When McCourt found the station required far more money and time than he expected, he donated the limited-capacity equipment he had originally purchase and plunged into developing what he believes is the first private station in the Caribbean.

Little house on Grenada 

The station started off broad-casting only a few hours a day and buying all its programming from abroad. The first programs included cricket games from England and the Lone Ranger, Zorro, Donald Duck, the Flintstones and Little House on the Prairie from the United States.

Much of the first tow years were spent ironing out wrinkles in the system-repositioning equipment so that station’s signal would not be blocked by Grenada’s mountains or knocked down in hurricanes-and training staff.

Discovery’s staff of 22 includes one American, two Trinidadians and 19 Grenadians. Key to his theory of producing programming that would foster democracy in the Third World, McCourt had all of the station’s staff trained to handle all phases of production. Staffers were taught all aspects of putting together a news show-from uncovering a story and scripting to filming and on-air reporting.

Having trained staff members and solved many of the technical glitches, Discovery began broad-casting seven days a week, 14 hours a day, two years ago. In each of the last two years it has sold about $500,000 worth of advertising, which just about covered costs. Advertisers have included Nissan Motor Co., Lipton Tea, Wilkenson blades, Campbell soups and several companies.

Discovery is also producing a half dozen of its own shows. Besides news, the shows include, For Your Information, a weekly program that addresses local issues, and a series of specials on local islands A recent For Your Information featured the minister for public works discussing how island development was bringing about a garbage crisis on the island. The last in the series on local islands focused on Carriacou, which, although nearby, was as foreign to many Grenadians as the United States.

Besides its fledging staff and revenues, Discovery can now boast of being the talk of the island.
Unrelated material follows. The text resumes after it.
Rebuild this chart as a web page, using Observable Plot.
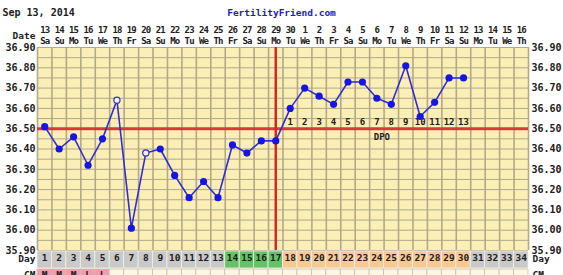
<!DOCTYPE html>
<html>
<head>
<meta charset="utf-8">
<script src="https://cdn.jsdelivr.net/npm/d3@7"></script>
<script src="https://cdn.jsdelivr.net/npm/@observablehq/plot@0.6"></script>
<style>
  html, body { margin: 0; padding: 0; background: #ffffff; }
  #chart svg { display: block; background: #fcf3cc; border-top-right-radius: 12px; }
  #chart g[aria-description="hdr"] text, #chart text[aria-label="hdr"] { letter-spacing: -0.9px; }
</style>
</head>
<body>
<div id="chart"></div>
<script>
// ---- data ----
const chartDate = "Sep 13, 2014";
const siteName = "FertilityFriend.com";
const cycleDays = d3.range(1, 35);
const dateLabels = ["13","14","15","16","17","18","19","20","21","22","23","24","25","26","27","28","29","30",
  "1","2","3","4","5","6","7","8","9","10","11","12","13","14","15","16"];
const weekdayLabels = ["Sa","Su","Mo","Tu","We","Th","Fr","Sa","Su","Mo","Tu","We","Th","Fr","Sa","Su","Mo",
  "Tu","We","Th","Fr","Sa","Su","Mo","Tu","We","Th","Fr","Sa","Su","Mo","Tu","We","Th"];
const temps = [36.51,36.40,36.46,36.32,36.45,36.64,36.01,36.38,36.40,36.27,36.16,36.24,36.16,
  36.42,36.38,36.44,36.44,36.60,36.70,36.66,36.62,36.73,36.73,36.65,36.62,36.81,36.56,36.63,36.75,36.75];
const discardedDays = [6, 8];
const coverline = 36.50;
const ovulationDay = 17;
const dpoLabels = ["1","2","3","4","5","6","7","8","9","10","11","12","13"];
const phases = ["base","base","base","base","base","base","base","base","base","base","base","base","base",
  "fertile","fertile","fertile","fertile",
  "luteal","luteal","luteal","luteal","luteal","luteal","luteal","luteal","luteal","luteal","luteal","luteal","luteal",
  "future","future","future","future"];
const cmLabels = ["M","M","M","L","L"];
const tempDomain = [35.90, 36.90];

// ---- derived tables ----
const dayRows = cycleDays.map((d, i) => ({day: d, date: dateLabels[i], wd: weekdayLabels[i], phase: phases[i], cm: cmLabels[i] || ""}));
const tempRows = temps.map((t, i) => ({day: i + 1, temp: t, open: discardedDays.includes(i + 1)}));
const dpoRows = dpoLabels.map((l, i) => ({day: ovulationDay + 1 + i, label: l}));
const colBounds = cycleDays.map(d => d - 0.5).concat([cycleDays[cycleDays.length - 1] + 0.5]);
const minorTicks = d3.range(0, 21).map(i => +(tempDomain[0] + i * 0.05).toFixed(2));
const majorTicks = d3.range(0, 11).map(i => +(tempDomain[0] + i * 0.1).toFixed(2));
const phaseColor = {base: "#c9c9c9", fertile: "#66c266", luteal: "#f9c994", future: "#c9c9c9"};

const mono = "'DejaVu Sans Mono', monospace";
const ink = "#202020";

const chart = Plot.plot({
  width: 563,
  height: 275,
  marginLeft: 37,
  marginRight: 35,
  marginTop: 47,
  marginBottom: 25,
  style: {background: "transparent", fontFamily: mono, fontWeight: "bold", overflow: "hidden"},
  x: {type: "linear", domain: [colBounds[0], colBounds[colBounds.length - 1]], axis: null},
  y: {domain: tempDomain, axis: null},
  marks: [
    Plot.frame({fill: "#fcefb6"}),
    // grid
    Plot.ruleY(minorTicks, {stroke: "#8c8a7c", strokeWidth: 0.7}),
    Plot.ruleX(colBounds, {stroke: "#b3a987", strokeWidth: 1.6}),
    // y axes
    Plot.axisY({anchor: "left", label: null, ticks: majorTicks, tickSize: 0, tickPadding: 2, tickFormat: d3.format(".2f"),
      fontSize: 10, fontFamily: mono, fontWeight: "bold", fill: ink}),
    Plot.axisY({anchor: "right", label: null, ticks: majorTicks, tickSize: 0, tickPadding: 3, tickFormat: d3.format(".2f"),
      fontSize: 10, fontFamily: mono, fontWeight: "bold", fill: ink}),
    // header
    Plot.text([chartDate], {frameAnchor: "top-left", dx: -35, dy: -38.5, textAnchor: "start", fontSize: 10, fill: ink}),
    Plot.text([siteName], {frameAnchor: "top", dx: -1.5, dy: -38, fontSize: 9.5, fill: "#1b1bc8"}),
    Plot.text(["Date"], {frameAnchor: "top-left", dx: -2, dy: -15.5, textAnchor: "end", fontSize: 9.5, fill: ink}),
    Plot.text(dayRows, {x: "day", text: "date", frameAnchor: "top", dy: -20.5, fontSize: 9, fill: ink,
      ariaDescription: "hdr", ariaLabel: () => "hdr"}),
    Plot.text(dayRows, {x: "day", text: "wd", frameAnchor: "top", dy: -9.5, fontSize: 9, fill: ink,
      ariaDescription: "hdr", ariaLabel: () => "hdr"}),
    // bottom day row
    Plot.rect(dayRows, {x1: d => d.day - 0.5, x2: d => d.day + 0.5, y1: tempDomain[0], y2: tempDomain[0],
      insetTop: 1, insetBottom: -18, fill: d => phaseColor[d.phase], stroke: "#f4efe0", strokeWidth: 0.8}),
    Plot.text(dayRows, {x: "day", text: "day", frameAnchor: "bottom", dy: 10.5, fontSize: 9.5, fill: ink}),
    Plot.text(["Day"], {frameAnchor: "bottom-left", dx: -2, dy: 11, textAnchor: "end", fontSize: 9.5, fill: ink}),
    Plot.text(["Day"], {frameAnchor: "bottom-right", dx: 4, dy: 11, textAnchor: "start", fontSize: 9.5, fill: ink}),
    // CM row (cut off by the chart edge, as in the original)
    Plot.rect(dayRows, {x1: d => d.day - 0.5, x2: d => d.day + 0.5, y1: tempDomain[0], y2: tempDomain[0],
      insetTop: 19, insetBottom: -40, fill: d => d.cm ? "#f49bb0" : "#fdf6e2", stroke: "#c8c0a8", strokeWidth: 0.8}),
    Plot.text(dayRows, {x: "day", text: "cm", frameAnchor: "bottom", dy: 27, fontSize: 9.5, fill: ink}),
    Plot.text(["CM"], {frameAnchor: "bottom-left", dx: -2, dy: 27, textAnchor: "end", fontSize: 9.5, fill: ink}),
    Plot.text(["CM"], {frameAnchor: "bottom-right", dx: 4, dy: 27, textAnchor: "start", fontSize: 9.5, fill: ink}),
    // coverline and ovulation line
    Plot.ruleY([coverline], {stroke: "#d83a35", strokeWidth: 3}),
    Plot.ruleX([ovulationDay], {stroke: "#e0201c", strokeWidth: 2.5}),
    // DPO labels
    Plot.text(dpoRows, {x: "day", y: () => coverline, text: "label", dy: -6.5, fontSize: 9, fill: ink}),
    Plot.text(["DPO"], {x: () => (dpoRows[0].day + dpoRows[dpoRows.length - 1].day) / 2, y: () => coverline,
      dx: 5, dy: 8, fontSize: 9, fill: ink}),
    // temperatures
    Plot.line(tempRows, {x: "day", y: "temp", stroke: "#2e2ed6", strokeWidth: 1.6}),
    Plot.dot(tempRows.filter(d => !d.open), {x: "day", y: "temp", r: 3.6, fill: "#1515e6", stroke: "none"}),
    Plot.dot(tempRows.filter(d => d.open), {x: "day", y: "temp", r: 3.1, fill: "#fbf3d8", stroke: "#2e2ed6", strokeWidth: 1.2})
  ]
});
document.getElementById("chart").appendChild(chart);
</script>
</body>
</html>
Some 75,000 Grenadians now have televisions, say McCourt.

Meanwhile, the next steps toward a superstation, and beyond, are already underway.

By early summer, McCourt Expects a new $150,000 transmitter to be in place that will send Discovery broadcasts to Carriacou, Petit Martinique and several other islands- to approximately double the population it currently reaches.

Then, by the beginning of next year, a further expanded transmission system will be ready to reach some 3 million people throughout the southern Caribbean.